MORE people are letting out their spare rooms or homes than ever before, taking advantage of high demand for rental property to boost their incomes.
And the income generated by letting out a room or home can be significant, not least because of the various tax perks that are available if you do. Alex Docherty, tax director at chartered accountants and business advisers Johnston Carmichael, offers his top tips on generating income from residential property and understanding the tax implications.
Claim your ‘rent a room’ tax allowance
This tax relief applies to owners and tenants who receive income from letting a spare furnished room in their only or main home. As long as the income from this does not exceed £4,250 a year it is not subject to income tax.
Get more from the holiday home
Owners of holiday homes within the UK or EC can benefit from a number of income and capital gains tax (CGT) advantages. If your holiday property meets the criteria – including being available for public let at least 210 days a year and qualifying as a furnished holiday let (FHL) – your letting income will be classified as “earnings” for pension purposes.
Any capital gain made on the sale of an FHL will only be subject to the 10 per cent CGT rate (provided it was a commercially run holiday let for at least 12 months). This is a significant reduction compared with the normal 28 per cent CGT rate applying to the growth in value of let properties.
Cut your IHT liabilities
An FHL being operated as a commercial enterprise can potentially attract 100 per cent relief from inheritance tax (IHT). As a recent tax case highlighted, by making an FHL more akin to a hotel by offering enhanced services such as restaurant bookings, car hire and meal provision an owner can demonstrate that it is an active business, rather than just a business of holding an investment asset.
In IHT terms this is a valuable tax relief because upon the death of the property’s owner and it being passed onto a beneficiary, it will not be subject to the usual 40 per cent tax as it is classified as “business property”.
Wear and tear clawback
For residential properties which do not meet the FHL conditions, such as those used for long lettings, income from these properties is taxable as property income and does not receive such advantageous tax reliefs. However, relief is available in areas including wear and tear of furniture when renewing it or through a 10 per cent allowance.
Don’t stick around
Occupying your let property as your main residence for a temporary period could reduce any capital gains tax payable on a disposal of the house and reduce the amount of tax due at 28 per cent. Deciding to occupy a let property as your main residence can therefore be a way of reducing your overall exposure to CGT on the property.
Keep a record
It is vital to keep details of all income and expenditure incurred on rental properties for at least six years. The details of the original costs incurred in the acquisition of the property such as estate agent and legal fees are also allowable expenses in computing any gain arising on the disposal of your rental property.

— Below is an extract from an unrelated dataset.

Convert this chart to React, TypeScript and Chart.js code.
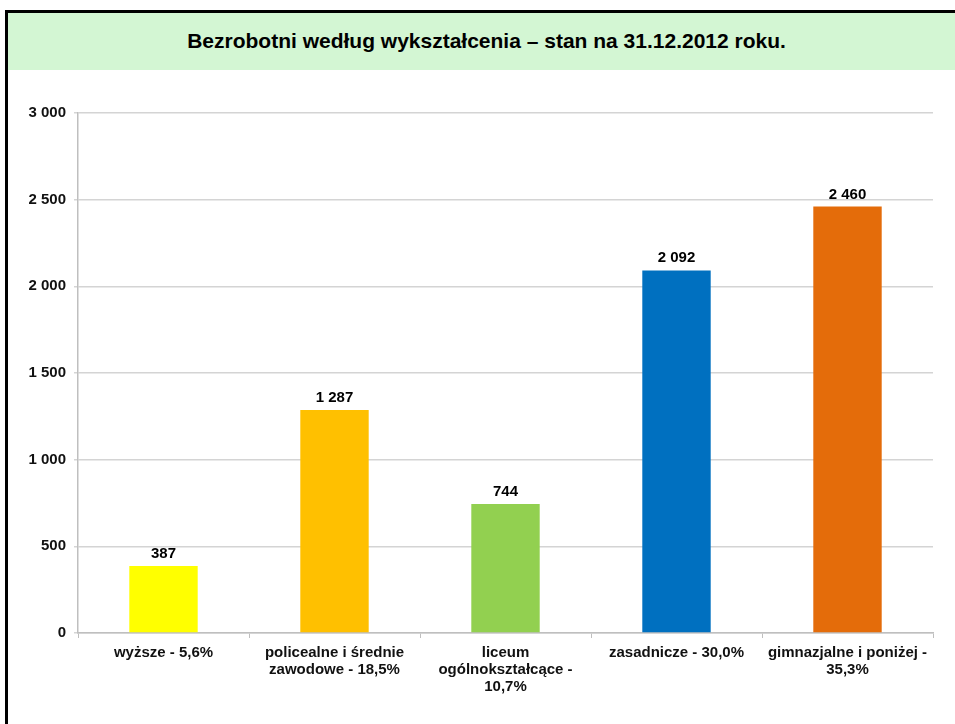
import React, { useEffect, useRef } from "react";
import { Chart, registerables } from "chart.js";

Chart.register(...registerables);

const titleText = "Bezrobotni według wykształcenia – stan na 31.12.2012 roku.";
const categories: string[][] = [
  ["wyższe - 5,6%"],
  ["policealne i średnie", "zawodowe - 18,5%"],
  ["liceum", "ogólnokształcące -", "10,7%"],
  ["zasadnicze - 30,0%"],
  ["gimnazjalne i poniżej -", "35,3%"],
];
const values = [387, 1287, 744, 2092, 2460];
const barColors = ["#FFFF00", "#FFC000", "#92D050", "#0070C0", "#E46C0A"];
const yMin = 0;
const yMax = 3000;
const yStep = 500;

const FONT = '"Liberation Sans", Arial, sans-serif';

const fmt = (v: number) => String(Math.round(v)).replace(/\B(?=(\d{3})+(?!\d))/g, " ");

const valueLabels = {
  id: "valueLabels",
  afterDatasetsDraw(chart: any) {
    const ctx = chart.ctx;
    const meta = chart.getDatasetMeta(0);
    ctx.save();
    ctx.font = `bold 15px ${FONT}`;
    ctx.fillStyle = "#000";
    ctx.textAlign = "center";
    ctx.textBaseline = "alphabetic";
    meta.data.forEach((el: any, i: number) => {
      ctx.fillText(fmt(values[i]), el.x, el.y - 8);
    });
    ctx.restore();
  },
};

export default function App() {
  const ref = useRef<HTMLCanvasElement | null>(null);
  useEffect(() => {
    if (!ref.current) return;
    const chart = new Chart(ref.current, {
      type: "bar",
      data: {
        labels: categories,
        datasets: [
          {
            data: values,
            backgroundColor: barColors,
            borderWidth: 0,
            barPercentage: 0.4,
            categoryPercentage: 1,
          },
        ],
      },
      options: {
        animation: false,
        responsive: false,
        devicePixelRatio: 1,
        layout: { padding: { top: 43, right: 22, left: 0, bottom: 0 } },
        plugins: {
          legend: { display: false },
          tooltip: { enabled: false },
          title: { display: false },
        },
        scales: {
          x: {
            grid: {
              offset: true,
              drawOnChartArea: false,
              drawTicks: true,
              tickLength: 5,
              color: "#bfbfbf",
            },
            border: { color: "#bfbfbf", width: 1.5 },
            ticks: {
              font: { family: FONT, size: 15, weight: "bold", lineHeight: 1.15 },
              color: "#111",
              maxRotation: 0,
              autoSkip: false,
              padding: 6,
            },
            afterFit(scale: any) {
              scale.height = 91;
            },
          },
          y: {
            min: yMin,
            max: yMax,
            ticks: {
              stepSize: yStep,
              font: { family: FONT, size: 15, weight: "bold" },
              color: "#111",
              padding: 8,
              callback: (v: any) => fmt(Number(v)),
            },
            grid: { color: "#d4d4d4", lineWidth: 1.5, tickLength: 4 },
            border: { color: "#bfbfbf", width: 1.5 },
            afterFit(scale: any) {
              scale.width = 70;
            },
          },
        },
      },
      plugins: [valueLabels],
    });
    return () => chart.destroy();
  }, []);

  return (
    <div style={{ position: "fixed", left: 0, top: 0, width: 955, height: 724, overflow: "hidden", background: "#fff" }}>
      <div
        style={{
          position: "absolute",
          left: 5,
          top: 10,
          width: 957,
          height: 740,
          border: "3px solid #000",
          boxSizing: "content-box",
          background: "#fff",
        }}
      >
        <div
          style={{
            height: 57,
            background: "#D3F6D3",
            display: "flex",
            alignItems: "center",
            justifyContent: "center",
            fontFamily: FONT,
            fontWeight: "bold",
            fontSize: 21,
            color: "#000",
            paddingBottom: 2,
            boxSizing: "border-box",
          }}
        >
          {titleText}
        </div>
        <canvas ref={ref} width={947} height={654} style={{ display: "block", width: 947, height: 654 }} />
      </div>
    </div>
  );
}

Deduct letting-related costs
There are various allowable expenses which can be deducted and offset against any rental income. These include letting and management fees, legal and accountancy fees, repairs and maintenance and other relevant administration fees. As noted above, keep a record of these and ensure they are offset against rental income.
Create a trust
Putting a property into a trust is a useful option for those looking to pass assets on to the next generation. Structured correctly, the value of the property transferred into trust will not incur inheritance tax charges up to certain thresholds (£325,000). If a husband and wife make a joint gift into trust then property of up to £650,000 could be settled.
Married couples should ensure that any rental properties are held in the most tax-efficient manner. For example, if a property is held solely in the name of the top earner, gifting it to the spouse could reduce the income tax payable on the rental income and assist in equalising the estates for inheritance tax purposes.
Account for overseas lettings
Any income received from letting overseas properties is likely to be liable to UK income tax. In addition, you may have tax and reporting requirements in the overseas country where the property is situated. However, a deduction should be available against your UK tax for this, subject to agreement between that nation and the UK’s tax authorities.